Exercise brief
Everything from the first line of the data through the line with "var yLabels = [0, 1, 2, 3];" is to be echoed exactly, minus the pictures.

Dataset extract

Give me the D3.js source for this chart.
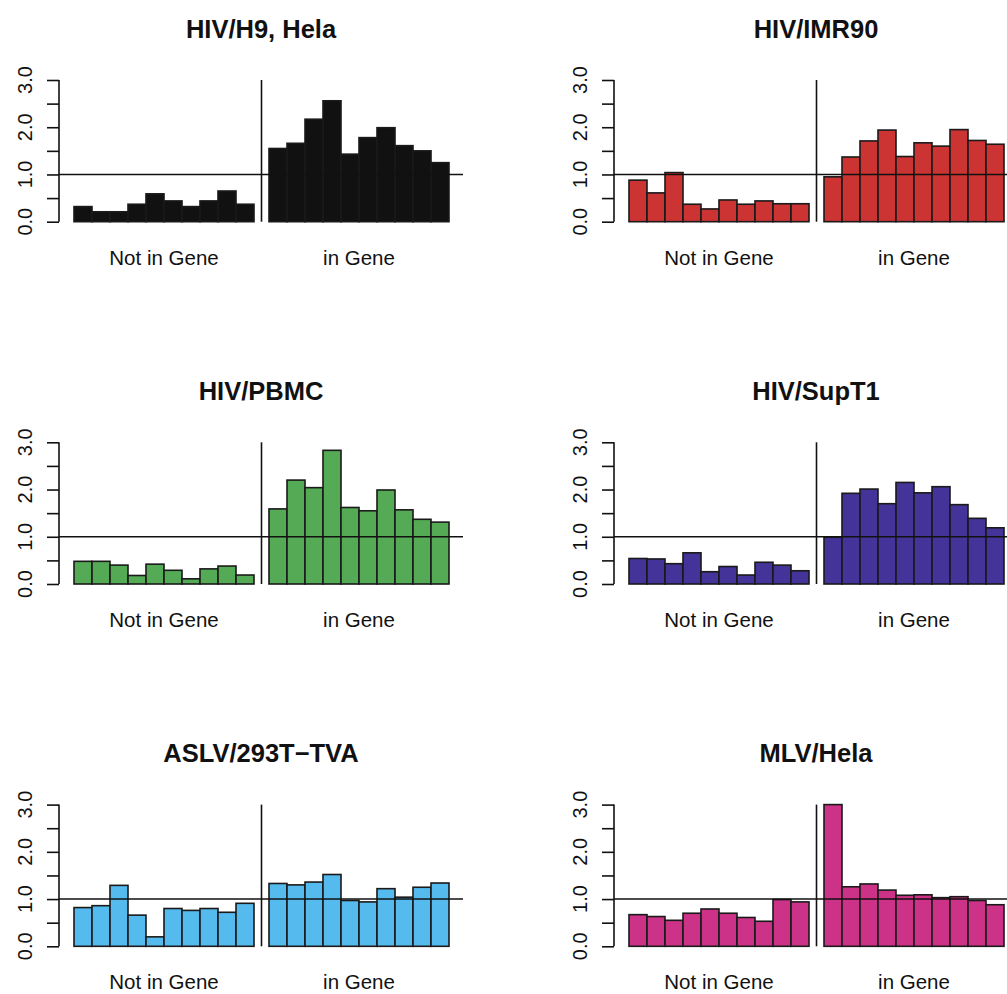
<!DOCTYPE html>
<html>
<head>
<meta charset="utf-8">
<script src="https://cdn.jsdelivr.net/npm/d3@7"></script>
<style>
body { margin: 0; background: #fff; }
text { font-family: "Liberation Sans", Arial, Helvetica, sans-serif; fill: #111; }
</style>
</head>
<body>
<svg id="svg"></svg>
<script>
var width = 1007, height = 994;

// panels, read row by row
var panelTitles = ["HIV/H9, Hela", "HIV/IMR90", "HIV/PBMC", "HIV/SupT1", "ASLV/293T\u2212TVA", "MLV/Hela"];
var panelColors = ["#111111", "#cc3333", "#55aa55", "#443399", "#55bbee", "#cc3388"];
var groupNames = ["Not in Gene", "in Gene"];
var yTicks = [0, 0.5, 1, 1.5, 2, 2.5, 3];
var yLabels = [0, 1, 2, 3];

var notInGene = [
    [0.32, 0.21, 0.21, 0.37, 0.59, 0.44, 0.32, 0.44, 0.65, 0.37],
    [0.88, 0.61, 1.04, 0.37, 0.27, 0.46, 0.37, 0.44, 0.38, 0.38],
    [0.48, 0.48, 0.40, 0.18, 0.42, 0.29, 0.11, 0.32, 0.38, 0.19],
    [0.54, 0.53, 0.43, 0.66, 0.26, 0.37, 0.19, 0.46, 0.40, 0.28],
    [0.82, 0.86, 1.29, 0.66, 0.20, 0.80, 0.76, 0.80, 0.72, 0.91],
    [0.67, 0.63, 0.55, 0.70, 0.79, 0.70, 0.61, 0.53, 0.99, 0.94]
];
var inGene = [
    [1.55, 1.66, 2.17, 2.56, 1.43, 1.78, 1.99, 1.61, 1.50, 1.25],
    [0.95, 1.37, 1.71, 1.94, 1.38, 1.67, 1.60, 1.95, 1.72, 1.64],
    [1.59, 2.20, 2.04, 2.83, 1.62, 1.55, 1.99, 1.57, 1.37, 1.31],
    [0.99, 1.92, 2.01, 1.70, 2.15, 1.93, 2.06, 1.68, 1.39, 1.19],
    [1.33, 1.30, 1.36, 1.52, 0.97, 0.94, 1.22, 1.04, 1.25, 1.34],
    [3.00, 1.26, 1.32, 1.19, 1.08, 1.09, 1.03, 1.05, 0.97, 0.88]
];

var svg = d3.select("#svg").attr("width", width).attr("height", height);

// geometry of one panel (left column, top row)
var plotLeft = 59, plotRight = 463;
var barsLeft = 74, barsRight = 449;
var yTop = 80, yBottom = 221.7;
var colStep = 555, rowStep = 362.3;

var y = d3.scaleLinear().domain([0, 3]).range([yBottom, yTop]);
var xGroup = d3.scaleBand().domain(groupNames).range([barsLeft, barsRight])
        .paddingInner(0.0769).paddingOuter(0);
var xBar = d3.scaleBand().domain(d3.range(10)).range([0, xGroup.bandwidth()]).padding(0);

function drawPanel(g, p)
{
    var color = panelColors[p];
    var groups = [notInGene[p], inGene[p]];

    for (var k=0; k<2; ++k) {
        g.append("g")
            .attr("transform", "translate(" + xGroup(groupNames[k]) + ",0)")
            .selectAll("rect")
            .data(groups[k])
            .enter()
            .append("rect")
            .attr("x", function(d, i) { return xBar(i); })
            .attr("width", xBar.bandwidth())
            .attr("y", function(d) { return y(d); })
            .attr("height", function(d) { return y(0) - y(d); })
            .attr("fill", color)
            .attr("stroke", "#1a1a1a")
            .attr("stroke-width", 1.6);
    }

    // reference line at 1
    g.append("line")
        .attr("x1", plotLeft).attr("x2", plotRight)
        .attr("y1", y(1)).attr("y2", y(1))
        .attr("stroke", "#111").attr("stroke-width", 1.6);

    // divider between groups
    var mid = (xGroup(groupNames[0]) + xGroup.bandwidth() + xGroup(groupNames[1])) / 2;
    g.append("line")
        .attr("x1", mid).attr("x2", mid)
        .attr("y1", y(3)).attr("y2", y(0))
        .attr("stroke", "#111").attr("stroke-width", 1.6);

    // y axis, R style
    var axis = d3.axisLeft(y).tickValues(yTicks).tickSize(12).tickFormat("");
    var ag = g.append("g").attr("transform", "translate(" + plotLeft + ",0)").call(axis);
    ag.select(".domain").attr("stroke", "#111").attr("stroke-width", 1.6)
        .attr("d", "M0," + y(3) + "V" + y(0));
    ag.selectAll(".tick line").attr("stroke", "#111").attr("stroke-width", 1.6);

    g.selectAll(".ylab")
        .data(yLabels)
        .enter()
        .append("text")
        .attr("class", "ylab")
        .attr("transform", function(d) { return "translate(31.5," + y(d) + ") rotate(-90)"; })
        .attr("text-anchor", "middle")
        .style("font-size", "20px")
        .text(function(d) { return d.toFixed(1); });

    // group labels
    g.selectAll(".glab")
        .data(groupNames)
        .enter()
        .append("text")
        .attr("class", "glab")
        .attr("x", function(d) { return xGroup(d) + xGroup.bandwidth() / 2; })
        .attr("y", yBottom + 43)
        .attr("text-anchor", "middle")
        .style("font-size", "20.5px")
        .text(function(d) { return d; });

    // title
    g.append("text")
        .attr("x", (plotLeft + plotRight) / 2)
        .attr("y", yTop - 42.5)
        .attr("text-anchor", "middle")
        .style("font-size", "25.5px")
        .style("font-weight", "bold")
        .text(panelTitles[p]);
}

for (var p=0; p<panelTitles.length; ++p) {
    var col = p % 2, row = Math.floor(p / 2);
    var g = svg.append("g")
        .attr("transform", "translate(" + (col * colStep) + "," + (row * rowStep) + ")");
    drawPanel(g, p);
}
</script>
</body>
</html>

Response
Give me the D3.js source for this chart.
<!DOCTYPE html>
<html>
<head>
<meta charset="utf-8">
<script src="https://cdn.jsdelivr.net/npm/d3@7"></script>
<style>
body { margin: 0; background: #fff; }
text { font-family: "Liberation Sans", Arial, Helvetica, sans-serif; fill: #111; }
</style>
</head>
<body>
<svg id="svg"></svg>
<script>
var width = 1007, height = 994;

// panels, read row by row
var panelTitles = ["HIV/H9, Hela", "HIV/IMR90", "HIV/PBMC", "HIV/SupT1", "ASLV/293T\u2212TVA", "MLV/Hela"];
var panelColors = ["#111111", "#cc3333", "#55aa55", "#443399", "#55bbee", "#cc3388"];
var groupNames = ["Not in Gene", "in Gene"];
var yTicks = [0, 0.5, 1, 1.5, 2, 2.5, 3];
var yLabels = [0, 1, 2, 3];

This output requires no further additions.